● **Directions**:
Without the pictures, please reproduce only the lines from the one with "Recreate this image as a web" through the one with "const fills = ['#b3b3ff', '#ffb3b3', '#ebdac6']", both included.

● **Data for this exercise**:
◇ ◇ ◇ ◇ ◇ ◇ ◇

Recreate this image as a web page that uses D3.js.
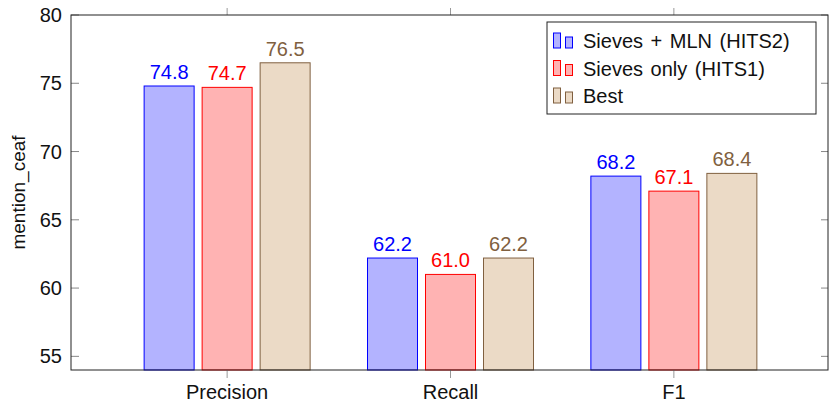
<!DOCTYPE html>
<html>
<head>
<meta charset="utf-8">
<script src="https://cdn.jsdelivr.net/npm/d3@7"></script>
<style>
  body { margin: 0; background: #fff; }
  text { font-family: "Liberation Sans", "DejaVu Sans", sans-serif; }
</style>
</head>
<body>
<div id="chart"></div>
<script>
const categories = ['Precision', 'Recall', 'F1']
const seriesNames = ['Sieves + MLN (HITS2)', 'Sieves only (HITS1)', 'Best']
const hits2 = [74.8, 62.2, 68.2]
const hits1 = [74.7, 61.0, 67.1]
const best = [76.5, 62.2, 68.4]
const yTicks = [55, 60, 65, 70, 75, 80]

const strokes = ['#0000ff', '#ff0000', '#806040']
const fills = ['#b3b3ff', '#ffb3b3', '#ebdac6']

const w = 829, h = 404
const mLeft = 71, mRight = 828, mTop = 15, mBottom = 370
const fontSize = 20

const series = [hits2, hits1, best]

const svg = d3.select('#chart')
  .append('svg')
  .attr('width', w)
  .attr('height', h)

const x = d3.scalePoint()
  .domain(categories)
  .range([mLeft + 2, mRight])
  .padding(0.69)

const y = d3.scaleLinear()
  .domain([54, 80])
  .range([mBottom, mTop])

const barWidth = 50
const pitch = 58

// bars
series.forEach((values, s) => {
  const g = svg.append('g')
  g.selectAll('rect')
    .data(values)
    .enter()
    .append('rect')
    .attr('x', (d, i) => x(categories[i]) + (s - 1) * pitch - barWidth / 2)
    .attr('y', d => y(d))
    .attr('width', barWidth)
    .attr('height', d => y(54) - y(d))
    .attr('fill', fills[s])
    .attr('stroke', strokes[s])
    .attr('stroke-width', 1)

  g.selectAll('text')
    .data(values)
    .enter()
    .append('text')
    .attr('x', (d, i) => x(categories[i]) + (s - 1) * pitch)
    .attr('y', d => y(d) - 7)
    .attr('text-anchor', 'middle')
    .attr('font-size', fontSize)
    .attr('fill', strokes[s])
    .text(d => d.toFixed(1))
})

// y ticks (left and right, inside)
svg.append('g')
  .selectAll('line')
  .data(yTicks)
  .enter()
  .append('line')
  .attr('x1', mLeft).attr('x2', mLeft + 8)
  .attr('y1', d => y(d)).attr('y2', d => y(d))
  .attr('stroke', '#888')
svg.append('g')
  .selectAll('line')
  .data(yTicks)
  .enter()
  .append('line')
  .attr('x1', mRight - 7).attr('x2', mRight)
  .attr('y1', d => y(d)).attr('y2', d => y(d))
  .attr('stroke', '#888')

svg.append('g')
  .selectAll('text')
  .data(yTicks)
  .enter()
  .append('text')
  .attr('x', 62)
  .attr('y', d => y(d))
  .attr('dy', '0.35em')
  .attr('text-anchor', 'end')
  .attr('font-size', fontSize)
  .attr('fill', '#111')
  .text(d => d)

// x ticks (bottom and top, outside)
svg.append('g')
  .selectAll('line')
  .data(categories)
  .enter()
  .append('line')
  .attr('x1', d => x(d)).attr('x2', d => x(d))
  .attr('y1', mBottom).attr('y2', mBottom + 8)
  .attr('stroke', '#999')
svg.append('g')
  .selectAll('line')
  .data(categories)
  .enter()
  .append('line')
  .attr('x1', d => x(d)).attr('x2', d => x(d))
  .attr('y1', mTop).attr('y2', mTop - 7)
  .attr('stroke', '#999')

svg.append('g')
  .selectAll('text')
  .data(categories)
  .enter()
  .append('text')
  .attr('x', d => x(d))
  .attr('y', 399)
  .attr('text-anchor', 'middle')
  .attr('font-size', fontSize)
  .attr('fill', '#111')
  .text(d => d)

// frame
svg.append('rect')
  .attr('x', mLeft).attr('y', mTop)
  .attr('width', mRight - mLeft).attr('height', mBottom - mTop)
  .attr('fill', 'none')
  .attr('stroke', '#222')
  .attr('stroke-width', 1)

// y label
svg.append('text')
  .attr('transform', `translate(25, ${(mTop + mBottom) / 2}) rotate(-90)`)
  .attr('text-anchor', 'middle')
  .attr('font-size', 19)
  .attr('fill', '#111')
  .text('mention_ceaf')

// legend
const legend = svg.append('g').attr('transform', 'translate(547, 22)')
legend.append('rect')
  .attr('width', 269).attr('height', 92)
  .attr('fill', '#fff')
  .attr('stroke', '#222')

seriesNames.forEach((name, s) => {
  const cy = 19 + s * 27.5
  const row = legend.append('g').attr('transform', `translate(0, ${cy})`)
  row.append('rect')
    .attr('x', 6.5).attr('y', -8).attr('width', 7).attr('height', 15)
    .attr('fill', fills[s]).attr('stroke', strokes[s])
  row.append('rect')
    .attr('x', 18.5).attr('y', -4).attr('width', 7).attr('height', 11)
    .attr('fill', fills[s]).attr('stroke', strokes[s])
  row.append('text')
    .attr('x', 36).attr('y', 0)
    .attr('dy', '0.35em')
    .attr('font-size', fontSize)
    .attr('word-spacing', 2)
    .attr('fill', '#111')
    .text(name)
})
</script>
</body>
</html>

◇ ◇ ◇ ◇ ◇ ◇ ◇

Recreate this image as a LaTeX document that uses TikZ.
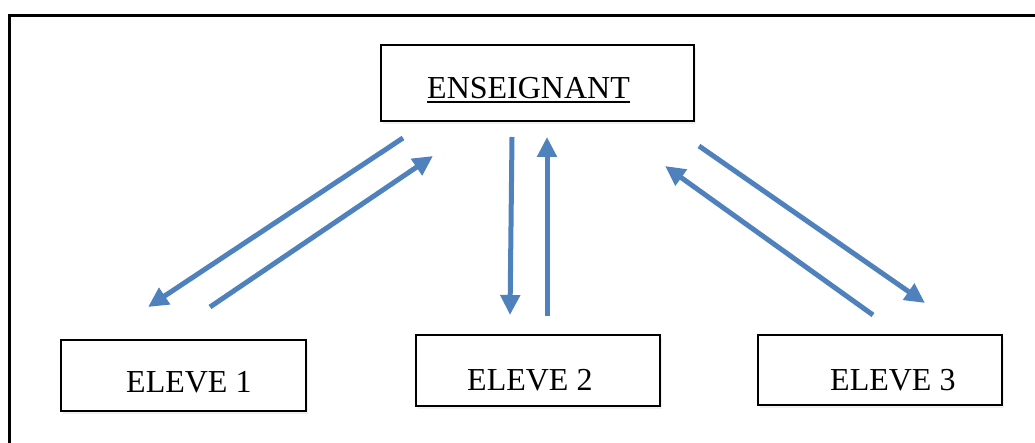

◇ ◇ ◇ ◇ ◇ ◇ ◇

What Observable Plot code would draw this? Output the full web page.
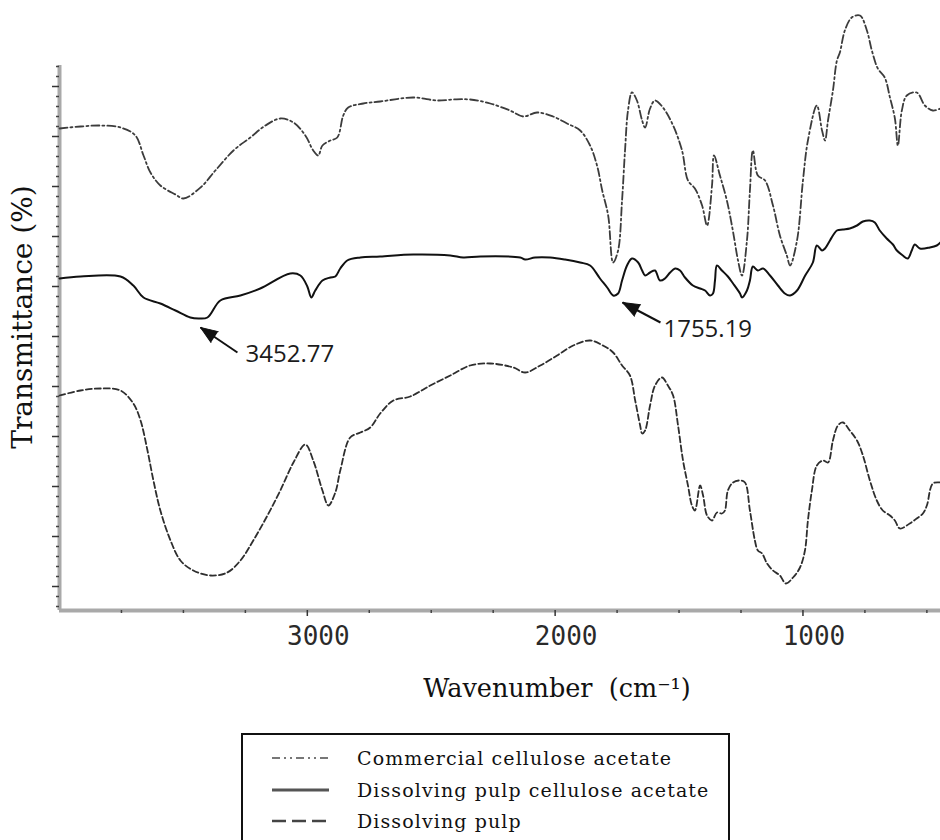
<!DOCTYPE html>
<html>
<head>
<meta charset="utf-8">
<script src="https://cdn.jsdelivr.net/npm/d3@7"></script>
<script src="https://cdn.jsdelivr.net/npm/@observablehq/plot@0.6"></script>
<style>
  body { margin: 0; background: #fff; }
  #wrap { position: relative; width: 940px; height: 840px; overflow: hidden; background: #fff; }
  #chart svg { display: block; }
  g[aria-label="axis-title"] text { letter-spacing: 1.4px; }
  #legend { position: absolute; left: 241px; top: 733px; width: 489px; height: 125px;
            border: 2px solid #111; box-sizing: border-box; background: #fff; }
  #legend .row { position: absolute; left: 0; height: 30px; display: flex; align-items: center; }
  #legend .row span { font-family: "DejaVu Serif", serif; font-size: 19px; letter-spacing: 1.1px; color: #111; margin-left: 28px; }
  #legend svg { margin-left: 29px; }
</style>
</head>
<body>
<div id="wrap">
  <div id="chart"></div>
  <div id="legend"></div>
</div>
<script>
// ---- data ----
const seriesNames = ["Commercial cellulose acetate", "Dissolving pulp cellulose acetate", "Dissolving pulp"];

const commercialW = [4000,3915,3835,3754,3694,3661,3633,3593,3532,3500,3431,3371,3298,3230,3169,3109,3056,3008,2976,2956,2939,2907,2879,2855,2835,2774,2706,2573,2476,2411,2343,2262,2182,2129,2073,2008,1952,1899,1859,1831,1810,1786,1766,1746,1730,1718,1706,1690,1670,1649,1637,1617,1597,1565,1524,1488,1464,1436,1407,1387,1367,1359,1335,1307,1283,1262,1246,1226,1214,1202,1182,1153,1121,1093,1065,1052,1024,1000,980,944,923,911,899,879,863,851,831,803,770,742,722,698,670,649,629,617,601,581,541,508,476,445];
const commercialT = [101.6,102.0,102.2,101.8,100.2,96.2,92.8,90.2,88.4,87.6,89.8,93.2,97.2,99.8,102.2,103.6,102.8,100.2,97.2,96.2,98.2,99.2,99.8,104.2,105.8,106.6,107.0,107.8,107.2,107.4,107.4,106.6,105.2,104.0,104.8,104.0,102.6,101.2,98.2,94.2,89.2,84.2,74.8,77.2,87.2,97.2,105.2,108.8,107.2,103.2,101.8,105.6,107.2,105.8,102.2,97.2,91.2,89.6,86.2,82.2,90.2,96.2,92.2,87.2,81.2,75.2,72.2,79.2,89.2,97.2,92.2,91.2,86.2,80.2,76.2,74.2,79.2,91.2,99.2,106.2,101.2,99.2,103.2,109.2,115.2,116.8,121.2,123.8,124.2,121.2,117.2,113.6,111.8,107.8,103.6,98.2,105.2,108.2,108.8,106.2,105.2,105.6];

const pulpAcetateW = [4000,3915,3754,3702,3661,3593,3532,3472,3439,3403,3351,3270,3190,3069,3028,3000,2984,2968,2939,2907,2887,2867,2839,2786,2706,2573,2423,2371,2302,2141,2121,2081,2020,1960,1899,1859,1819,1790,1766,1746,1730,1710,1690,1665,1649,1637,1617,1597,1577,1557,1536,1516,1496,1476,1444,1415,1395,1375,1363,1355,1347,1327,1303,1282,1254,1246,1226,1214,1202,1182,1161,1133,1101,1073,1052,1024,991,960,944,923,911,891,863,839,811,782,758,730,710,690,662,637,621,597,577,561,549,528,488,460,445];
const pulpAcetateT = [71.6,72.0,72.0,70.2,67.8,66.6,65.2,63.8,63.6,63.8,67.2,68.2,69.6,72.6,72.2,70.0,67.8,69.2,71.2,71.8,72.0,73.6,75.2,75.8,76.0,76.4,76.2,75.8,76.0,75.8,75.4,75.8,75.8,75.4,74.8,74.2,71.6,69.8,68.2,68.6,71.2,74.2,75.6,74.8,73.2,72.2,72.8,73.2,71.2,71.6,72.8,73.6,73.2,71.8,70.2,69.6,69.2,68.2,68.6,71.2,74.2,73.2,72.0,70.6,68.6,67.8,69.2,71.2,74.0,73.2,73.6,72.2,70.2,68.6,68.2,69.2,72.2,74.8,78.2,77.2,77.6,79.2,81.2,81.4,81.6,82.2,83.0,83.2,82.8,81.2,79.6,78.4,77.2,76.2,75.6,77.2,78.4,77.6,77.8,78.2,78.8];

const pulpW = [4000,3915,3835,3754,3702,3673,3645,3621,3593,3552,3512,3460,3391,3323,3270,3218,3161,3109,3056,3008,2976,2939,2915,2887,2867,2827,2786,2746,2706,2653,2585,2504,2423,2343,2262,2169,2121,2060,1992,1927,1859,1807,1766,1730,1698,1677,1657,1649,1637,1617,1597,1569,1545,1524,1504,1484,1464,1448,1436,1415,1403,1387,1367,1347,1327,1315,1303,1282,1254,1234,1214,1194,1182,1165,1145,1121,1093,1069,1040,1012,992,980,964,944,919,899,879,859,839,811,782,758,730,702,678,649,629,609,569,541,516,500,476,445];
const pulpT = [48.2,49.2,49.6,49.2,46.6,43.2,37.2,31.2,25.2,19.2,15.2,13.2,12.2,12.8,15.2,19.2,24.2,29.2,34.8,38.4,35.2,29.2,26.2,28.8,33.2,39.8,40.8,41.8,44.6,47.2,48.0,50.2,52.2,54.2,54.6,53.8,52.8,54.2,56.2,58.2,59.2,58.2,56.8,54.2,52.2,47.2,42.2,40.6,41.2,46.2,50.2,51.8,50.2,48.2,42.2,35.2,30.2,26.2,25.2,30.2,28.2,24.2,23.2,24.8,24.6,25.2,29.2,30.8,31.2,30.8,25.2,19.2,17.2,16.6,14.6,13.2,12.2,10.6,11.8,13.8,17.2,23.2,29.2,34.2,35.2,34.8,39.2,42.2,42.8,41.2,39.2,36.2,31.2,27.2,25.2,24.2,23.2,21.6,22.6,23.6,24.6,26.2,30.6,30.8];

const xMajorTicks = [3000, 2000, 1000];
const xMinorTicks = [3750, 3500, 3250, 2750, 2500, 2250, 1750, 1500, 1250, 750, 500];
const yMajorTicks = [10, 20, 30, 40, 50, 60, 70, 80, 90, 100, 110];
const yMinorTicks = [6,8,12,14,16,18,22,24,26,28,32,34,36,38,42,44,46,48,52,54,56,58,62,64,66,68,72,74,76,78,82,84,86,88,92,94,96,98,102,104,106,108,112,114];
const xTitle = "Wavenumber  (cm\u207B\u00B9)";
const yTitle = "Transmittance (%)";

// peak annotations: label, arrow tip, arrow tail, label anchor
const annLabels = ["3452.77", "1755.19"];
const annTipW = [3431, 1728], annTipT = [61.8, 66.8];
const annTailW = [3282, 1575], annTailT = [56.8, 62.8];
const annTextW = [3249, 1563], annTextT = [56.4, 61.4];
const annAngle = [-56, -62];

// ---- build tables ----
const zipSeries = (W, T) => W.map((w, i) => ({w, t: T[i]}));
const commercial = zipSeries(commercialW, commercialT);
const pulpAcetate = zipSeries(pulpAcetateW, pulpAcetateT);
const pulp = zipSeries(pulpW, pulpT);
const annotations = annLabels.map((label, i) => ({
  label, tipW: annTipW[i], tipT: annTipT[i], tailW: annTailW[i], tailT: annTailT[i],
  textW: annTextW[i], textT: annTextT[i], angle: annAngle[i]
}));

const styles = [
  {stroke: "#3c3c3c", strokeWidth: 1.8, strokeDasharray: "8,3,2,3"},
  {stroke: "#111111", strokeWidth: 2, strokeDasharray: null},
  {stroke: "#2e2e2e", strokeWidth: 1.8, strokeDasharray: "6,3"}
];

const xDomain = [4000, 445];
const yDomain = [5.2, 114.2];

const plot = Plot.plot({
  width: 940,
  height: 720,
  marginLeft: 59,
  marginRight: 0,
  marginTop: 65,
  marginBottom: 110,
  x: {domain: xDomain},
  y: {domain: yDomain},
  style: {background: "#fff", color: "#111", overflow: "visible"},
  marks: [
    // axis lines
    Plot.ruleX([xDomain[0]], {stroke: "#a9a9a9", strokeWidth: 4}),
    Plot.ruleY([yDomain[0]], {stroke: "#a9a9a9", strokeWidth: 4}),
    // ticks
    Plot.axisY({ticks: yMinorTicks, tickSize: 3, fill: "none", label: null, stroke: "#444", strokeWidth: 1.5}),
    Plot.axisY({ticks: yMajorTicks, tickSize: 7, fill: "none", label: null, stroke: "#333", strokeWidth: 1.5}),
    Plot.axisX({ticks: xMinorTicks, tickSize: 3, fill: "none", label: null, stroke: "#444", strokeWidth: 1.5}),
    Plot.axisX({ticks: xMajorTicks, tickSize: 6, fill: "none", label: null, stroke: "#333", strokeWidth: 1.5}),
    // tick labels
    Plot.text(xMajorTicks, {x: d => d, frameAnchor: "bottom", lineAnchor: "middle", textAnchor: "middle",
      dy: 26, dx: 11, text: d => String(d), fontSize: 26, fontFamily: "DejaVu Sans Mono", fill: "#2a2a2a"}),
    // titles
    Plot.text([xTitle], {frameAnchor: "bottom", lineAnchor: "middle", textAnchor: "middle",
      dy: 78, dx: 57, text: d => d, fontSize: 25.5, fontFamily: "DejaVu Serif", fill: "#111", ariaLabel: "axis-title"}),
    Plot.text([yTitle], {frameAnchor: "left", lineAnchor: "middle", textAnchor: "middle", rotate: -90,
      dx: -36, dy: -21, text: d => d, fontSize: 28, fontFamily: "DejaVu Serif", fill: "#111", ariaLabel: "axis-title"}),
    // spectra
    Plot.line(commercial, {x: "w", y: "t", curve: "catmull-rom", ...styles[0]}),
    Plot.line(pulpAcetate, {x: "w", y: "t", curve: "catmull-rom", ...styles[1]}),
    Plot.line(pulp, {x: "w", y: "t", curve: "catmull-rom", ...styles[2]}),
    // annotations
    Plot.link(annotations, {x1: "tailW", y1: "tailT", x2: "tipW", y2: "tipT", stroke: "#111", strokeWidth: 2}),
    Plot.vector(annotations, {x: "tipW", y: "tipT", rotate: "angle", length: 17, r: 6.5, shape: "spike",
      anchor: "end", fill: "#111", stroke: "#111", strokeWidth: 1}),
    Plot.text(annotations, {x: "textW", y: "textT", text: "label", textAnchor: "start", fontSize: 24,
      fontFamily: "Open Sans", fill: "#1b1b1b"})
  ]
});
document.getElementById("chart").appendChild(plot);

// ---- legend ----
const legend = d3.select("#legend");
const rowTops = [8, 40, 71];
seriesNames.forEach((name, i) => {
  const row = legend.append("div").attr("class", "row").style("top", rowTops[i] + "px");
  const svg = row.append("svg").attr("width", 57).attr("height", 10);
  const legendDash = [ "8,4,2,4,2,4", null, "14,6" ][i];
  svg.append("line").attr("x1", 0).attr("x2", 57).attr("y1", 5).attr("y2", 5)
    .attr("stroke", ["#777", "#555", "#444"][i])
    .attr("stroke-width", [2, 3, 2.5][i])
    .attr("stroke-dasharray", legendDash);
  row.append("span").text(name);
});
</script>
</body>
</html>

◇ ◇ ◇ ◇ ◇ ◇ ◇

● **Final answer**:
Recreate this image as a web page that uses D3.js.
<!DOCTYPE html>
<html>
<head>
<meta charset="utf-8">
<script src="https://cdn.jsdelivr.net/npm/d3@7"></script>
<style>
  body { margin: 0; background: #fff; }
  text { font-family: "Liberation Sans", "DejaVu Sans", sans-serif; }
</style>
</head>
<body>
<div id="chart"></div>
<script>
const categories = ['Precision', 'Recall', 'F1']
const seriesNames = ['Sieves + MLN (HITS2)', 'Sieves only (HITS1)', 'Best']
const hits2 = [74.8, 62.2, 68.2]
const hits1 = [74.7, 61.0, 67.1]
const best = [76.5, 62.2, 68.4]
const yTicks = [55, 60, 65, 70, 75, 80]

const strokes = ['#0000ff', '#ff0000', '#806040']
const fills = ['#b3b3ff', '#ffb3b3', '#ebdac6']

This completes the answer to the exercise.